All that being said, though, there’s much to learn from David Collier-Brown’s post (and Deborah Copeman’s excellent summary). He gives us some excellent detail about what lawyers need and expect from their information resources. What should the feature set be? He needs legal information that is up to date, can be read and used in print, can be printed (pages, not the whole book), can be searched (full text searching), and is indexed. And the online version needs to identify sections that have been updated since the print version was published.

Framing the features this way points us to products that look different from the loose-leaf format of today. This is incredibly valuable information for legal publishers as we plan our next steps.

Here’s something important: the print version doesn’t need to be up to the minute, but the online version does.

So what does this look like? Imagine this legal information resource: an online subscription service, updated continuously (say, weekly), with changes dated and identified, printed and bound annually, with the print volume sold separately or as part of the service.

What does continuous updating look like? Continuous updating of secondary sources is not as easy as it sounds. It’s not too challenging to update cases or legislation regularly. But it is more difficult to capture the development of ideas about law and the changing practice that results. There’s a familiar arc to this development: for example, a Supreme Court of Canada decision comes out and we all read it or Eugene Meehan’s summary and draw some preliminary conclusions. Those with more knowledge or expertise will have a more sophisticated understanding, which they may share online or through some other format (such as CLE-TV). These preliminary ideas are easily inserted into the publication, possibly with some speculation about what it all means.

But as time passes and the legal profession starts to work with the new decision or new legislation, the understanding of its implications frequently changes. There may be further judicial interpretation or a legislative response; practice area groups or CBA sections may agree (or not) on what the implications are; and specialized groups such as the BC solicitors’ legal opinions committee may establish practice. But this happens over time, and the later stages are difficult to capture with superficial updates. In other words, it will be important to publish a regular deep-dive update or new edition.

I’ve always admired the model used by ICLE (the Michigan CLE; a leading CLE publisher south of the border). Editorial staff updates their online library weekly; this process ensures that all legislative and case law changes are caught right away. If necessary, volunteer authors from the profession are approached at this stage to provide their perspective. But there’s also an annual updating process; every year the authors and editorial board systematically review the books to ensure that changes in understanding and practice are captured.

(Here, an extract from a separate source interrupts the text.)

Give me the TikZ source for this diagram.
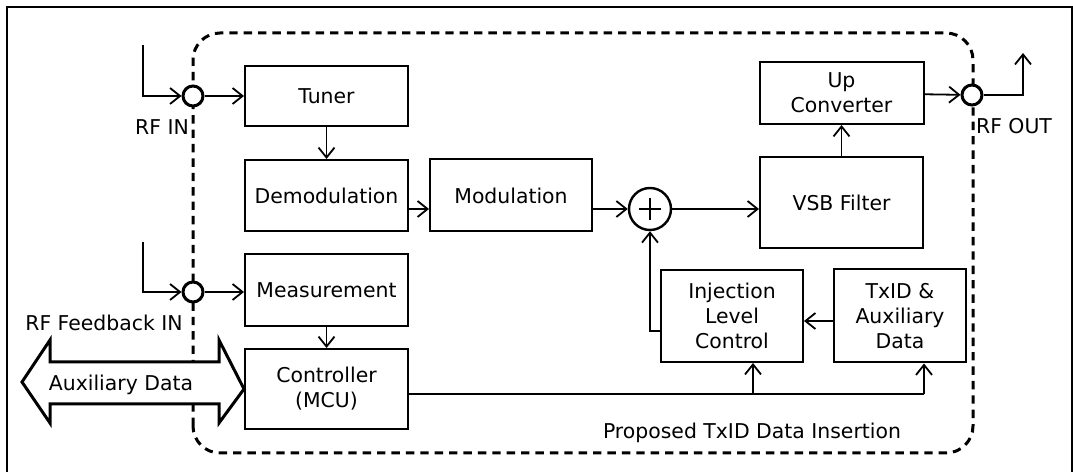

One more thing: as we consider whether and how to replace loose-leaf publications, it’s tempting to think that thoroughly revising and republishing current titles in hard or soft cover print will address the problems of loose-leaf. But surely we should be thinking digital first? Although many lawyers are still firmly wedded to the print publication, I am convinced that the research habits of the new generation of lawyers point us to a new model of information delivery altogether.


  1. Thanks Susan.
    Congratulations! Another great and well-argued column on a topic that seems to have infinite support. Maybe not surprising that I wouldn’t agree with everything you write this time, as I am quite hostile to looseleaf. Still, I completely support your view that the complaints need not be about content and business practices, if both are of optimum quality. It’s why I wrote on that topic in “Quality in Legal and Professional Publishing” But quality should and can extend to everything and I’m not sure that in an Internet age, even at its best, looseleaf can match up. It’s hard to get away from not just the inconvenience of filing but also its hidden costs, along with all the other inbuilt downsides. Moreover, purely personally, I’ve never participated in a decision to create a looseleaf service in which the reasoning was as much about customer needs as those of the publisher.
    I’d be concerned if the future is mainly framed by the past, wherein it is a given that that there should be certain constraints based on resources, time and costs. Where else is real-time delivery not the norm and variable “up-to-date” dates and half-ready indices are acceptable? There may be cost, pricing and profit implications in doing much better but customers should be left to give support to the quality of the proposition or vote with their feet. Also, there are consequences for those who want to be writers and editors, a topic I’m trying to consider in my own next Slaw column, on the benefits of legal writing.
    So, I’m definitely with you on “digital first” but backed up by ideally annual books and ebooks rather than everyting in-between.

  2. Thanks, Robert, for your kind words. I think we only differ on the fine points!

  3. David Collier-Brown

    [Belated update] The Stanford Encyclopedia of Philosophy is a (rare!) example of an in formation source that meets the “impossible trinity” of requirements: authoritative, comprehensive, and up-to-date.

    Books, for example, are authoritative, but not comprehensive and without amazing loose-leaf like effort, not up to date. Crowsourcing (wikipedia) is mostly comprehensive, but not authoritative and only individual articles are up to date.

    The Stanford effort, described at is a “dynamic reference work” and meets all three criteria using
    – subject editors -> authority
    – executive editorial board-> comprehensive
    – individual subject publishing schedules -> up-to-date

    This is done at moderate cost, with a paid staff of three and one FTE for a document that looks to me like the volume of Gold’s Practitioner’s Criminal Code

    [Courtesy of Lauren Weinstein and Bendetta Camarota on Google+]

  4. David Collier-Brown

    Whoops, with 1,500 entries, the volume sounds more like the Halsburys, not Gold.